Wednesday, April 9, 2014

Fab Lab Madrid CEU & MUID











DATA VISUALIZATION

a lecture by Covadonga Lorenzo Cueva
Master Urban Interior Design

The lecture was focused on the use of Data Visualization for the representation of the urban environment. Based on Kevin Lynch Theory of Good City form, it deals not only with the representation of urban physical features (the morphology of the city), but with the city sense, a concept introduced by Lynch in “The idea of the city”, related to explore a sort of connections hidden beyond the evidence (as identity, structure, meaning, transparency, congruence or legibility) that organize complex urban environments. Data visualization allows to develop diagrammatic representations to describe and unveil all those non tangible connections.


After a historical approach looking for dating back the first data visualizations, analyzing the Catalhöyük map, the Ebstorf map, the clover leaf map discovered in Itinerarium Sacrae Scripturae, William Playfair’s graphics, Minard’s flow diagrams, Götz’s maps for the Atlas Ceskoslovenské Socialistické Republiky, Neurath’s isotype diagrams, Beck’s tube maps, Caron`s deconstructive plans and Holmes graphic designs, some case studies are analyzed organized in two groups: physical data and city sense.

The first one explores visualizations developed by the Lunar and Planetary Institute in Houston; a collection of Urban Morphologies based on the NASA shutle radar topography mission data, using MatLab; dynamic interactive maps analyzing the flows of different cities, using Phyton; visualizations related to urban arterial roads, fiber-optic cable systems or airline routes to get a sophisticated visualization using Processing or some examples developed by some architectural offices as Peter Eisenmann, Dominique Perrault or Coop Himmelblau among others.
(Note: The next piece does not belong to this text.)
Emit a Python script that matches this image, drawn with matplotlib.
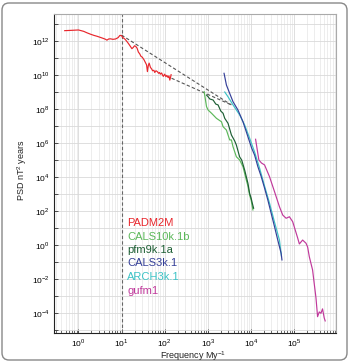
import matplotlib
matplotlib.use('Agg')
import matplotlib.pyplot as plt
import numpy as np
from matplotlib.patches import FancyBboxPatch
from matplotlib.ticker import FixedLocator, NullFormatter

plt.rcParams['font.family'] = ['Liberation Sans', 'DejaVu Sans']
plt.rcParams['mathtext.fontset'] = 'custom'
plt.rcParams['mathtext.rm'] = 'Liberation Sans'

# values as log10(frequency), log10(PSD)
padm_lx = [-0.32, -0.15, 0.0, 0.12, 0.2, 0.28, 0.36, 0.43, 0.5, 0.58, 0.63, 0.66, 0.70, 0.74,
           0.80, 0.86, 0.92, 0.96, 1.0, 1.02, 1.06, 1.09, 1.13, 1.16, 1.20, 1.24, 1.27, 1.30,
           1.33, 1.36, 1.39, 1.42, 1.45, 1.48, 1.52, 1.55, 1.58, 1.60, 1.62, 1.64, 1.67, 1.70,
           1.72, 1.75, 1.77, 1.80, 1.83, 1.86, 1.88, 1.90, 1.93, 1.95, 1.97, 2.00, 2.03, 2.05,
           2.08, 2.10, 2.12, 2.14, 2.15]
padm_ly = [12.61, 12.63, 12.65, 12.57, 12.48, 12.40, 12.33, 12.28, 12.22, 12.15, 12.10, 12.05,
           12.12, 12.13, 12.10, 12.12, 12.20, 12.33, 12.32, 12.22, 12.15, 12.08, 11.95, 11.85,
           11.70, 11.55, 11.62, 11.72, 11.68, 11.58, 11.35, 11.25, 11.10, 11.05, 10.90, 10.75,
           10.60, 10.20, 10.55, 10.70, 10.45, 10.35, 10.25, 10.28, 10.15, 10.25, 10.20, 10.10,
           10.15, 10.05, 10.12, 10.00, 9.92, 10.05, 9.90, 9.98, 9.85, 9.95, 9.70, 9.90, 10.02]

cals10k_lx = [2.917, 2.972, 3.009, 3.088, 3.203, 3.319, 3.356, 3.434, 3.510, 3.550, 3.587,
              3.665, 3.741, 3.818, 3.896, 3.933, 3.972, 4.007, 4.049]
cals10k_ly = [9.02, 8.14, 7.94, 7.75, 7.45, 7.25, 6.96, 6.76, 6.18, 6.18, 5.78,
              5.19, 5.00, 4.61, 3.82, 3.47, 2.94, 2.65, 2.06]

pfm9k_lx = [2.972, 3.009, 3.048, 3.125, 3.187, 3.240, 3.303, 3.356, 3.395, 3.471, 3.550,
            3.626, 3.665, 3.741, 3.788, 3.857, 3.933, 3.972, 4.007, 4.035, 4.065]
pfm9k_ly = [8.82, 8.72, 8.59, 8.53, 8.29, 8.24, 7.88, 7.75, 7.45, 7.16, 6.47,
            6.12, 5.88, 5.18, 5.00, 4.41, 3.63, 3.04, 2.76, 2.45, 2.16]

cals3k_lx = [3.379, 3.434, 3.510, 3.587, 3.702, 3.818, 3.933, 4.018, 4.088, 4.164, 4.242,
             4.319, 4.395, 4.473, 4.550, 4.626, 4.704, 4.723]
cals3k_ly = [10.10, 9.41, 8.92, 8.43, 7.94, 7.25, 6.37, 5.71, 5.29, 4.61, 4.02,
             3.35, 2.65, 1.86, 1.08, 0.29, -0.49, -0.88]

arch3k_lx = [3.395, 3.471, 3.587, 3.741, 3.857, 3.972, 4.088, 4.203, 4.319, 4.434, 4.550,
             4.665, 4.711]
arch3k_ly = [9.0, 8.72, 8.24, 7.65, 7.06, 6.29, 5.47, 4.53, 3.47, 2.47, 1.35, 0.29, -0.65]

gufm_lx = [4.111, 4.187, 4.249, 4.319, 4.434, 4.550, 4.665, 4.741, 4.820, 4.896, 4.972,
           5.088, 5.127, 5.203, 5.282, 5.319, 5.358, 5.434, 5.473, 5.513, 5.550, 5.589,
           5.628, 5.665, 5.704, 5.727]
gufm_ly = [6.22, 5.0, 4.82, 4.71, 4.02, 3.14, 2.25, 1.76, 1.57, 1.66, 1.37,
           0.41, 0.06, 0.29, 0.10, -0.12, -0.69, -1.47, -2.29, -3.12, -4.22, -3.94,
           -4.02, -3.76, -4.29, -4.47]

# dashed reference lines (log10 endpoints)
upper_lx = [1.0, 3.55]
upper_ly = [12.35, 8.24]
lower_lx = [2.16, 3.55]
lower_ly = [9.81, 8.24]
cut_freq = 10

x_decades = [0, 1, 2, 3, 4, 5]
y_decades = list(range(-5, 14))

series = [
    ('PADM2M', padm_lx, padm_ly, '#e8262c'),
    ('CALS10k.1b', cals10k_lx, cals10k_ly, '#5cb85a'),
    ('pfm9k.1a', pfm9k_lx, pfm9k_ly, '#1d5e34'),
    ('ARCH3k.1', arch3k_lx, arch3k_ly, '#3cc3c6'),
    ('CALS3k.1', cals3k_lx, cals3k_ly, '#343f98'),
    ('gufm1', gufm_lx, gufm_ly, '#c0399b'),
]
legend_order = ['PADM2M', 'CALS10k.1b', 'pfm9k.1a', 'CALS3k.1', 'ARCH3k.1', 'gufm1']
colors = {name: c for name, _, _, c in series}

fig = plt.figure(figsize=(3.53, 3.62), dpi=100)
ax = fig.add_axes([54 / 353, 29 / 362, 282 / 353, 319 / 362])

ax.axvline(cut_freq, color='#666666', linestyle='--', linewidth=0.8, dashes=(3, 2))
for lx, ly in [(upper_lx, upper_ly), (lower_lx, lower_ly)]:
    ax.plot(10 ** np.array(lx), 10 ** np.array(ly), color='#555555', linestyle='--',
            linewidth=0.8, dashes=(3, 2))

for name, lx, ly, c in series:
    ax.plot(10 ** np.array(lx), 10 ** np.array(ly), color=c, linewidth=0.85)

ax.set_xscale('log')
ax.set_yscale('log')
ax.set_xlim(0.27, 9.5e5)
ax.set_ylim(10 ** -5.18, 10 ** 13.59)

# explicit ticks
ax.set_xticks([10.0 ** e for e in x_decades])
ax.set_xticklabels([r'$10^{%d}$' % e for e in x_decades])
minor_x = [m * 10.0 ** e for e in range(-1, 6) for m in range(2, 10)]
ax.xaxis.set_minor_locator(FixedLocator(minor_x))
ax.xaxis.set_minor_formatter(NullFormatter())
ax.set_yticks([10.0 ** e for e in y_decades])
ax.set_yticklabels([r'$10^{%d}$' % e if e % 2 == 0 else '' for e in y_decades])
ax.yaxis.set_minor_locator(FixedLocator([]))
ax.set_xlim(0.27, 9.5e5)
ax.set_ylim(10 ** -5.18, 10 ** 13.59)

ax.tick_params(axis='both', which='both', direction='in', labelsize=6, color='#333333')
ax.tick_params(axis='both', which='major', length=3, width=0.6)
ax.tick_params(axis='x', which='minor', length=2, width=0.5)
ax.tick_params(axis='x', pad=3)
ax.tick_params(axis='y', pad=3)

ax.grid(True, which='major', color='#d9d9d9', linewidth=0.6)
ax.grid(True, which='minor', axis='x', color='#e6e6e6', linewidth=0.5)
ax.set_axisbelow(True)

for s in ['top', 'right']:
    ax.spines[s].set_color('#aaaaaa')
for s in ['left', 'bottom']:
    ax.spines[s].set_color('#222222')
    ax.spines[s].set_linewidth(0.8)

fig.text(22 / 353, 1 - 170 / 362, 'PSD nT$^2$ years', rotation=90, fontsize=6.5,
         ha='center', va='center', color='#222222')
fig.text(193 / 353, 1 - 356 / 362, 'Frequency My$^{-1}$', fontsize=6.5,
         ha='center', va='center', color='#222222')

for i, name in enumerate(legend_order):
    fig.text(127 / 353, 1 - (223 + 13.5 * i) / 362, name, fontsize=8, color=colors[name],
             ha='left', va='center')

border = FancyBboxPatch((2 / 353, 2 / 362), 345 / 353, 357 / 362,
                        boxstyle='round,pad=0,rounding_size=0.02',
                        transform=fig.transFigure, fill=False, edgecolor='#888888',
                        linewidth=1.0)
fig.patches.append(border)

fig.savefig('out.png', dpi=100)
The second one analyze the works of Erick Fisher, related to social networks; Diffusse facade by Nerea Calvillo, focused on the study of the air components, Remittances  to study the economic crisis, the work developed by Data Idea Lab in Berkeley University or the possibilities of new diagrams as tree layout, bubble charts, force graphs or hive plots to materialize ideas related to fluctuations, impact of social media, travel time, population flows, and so on.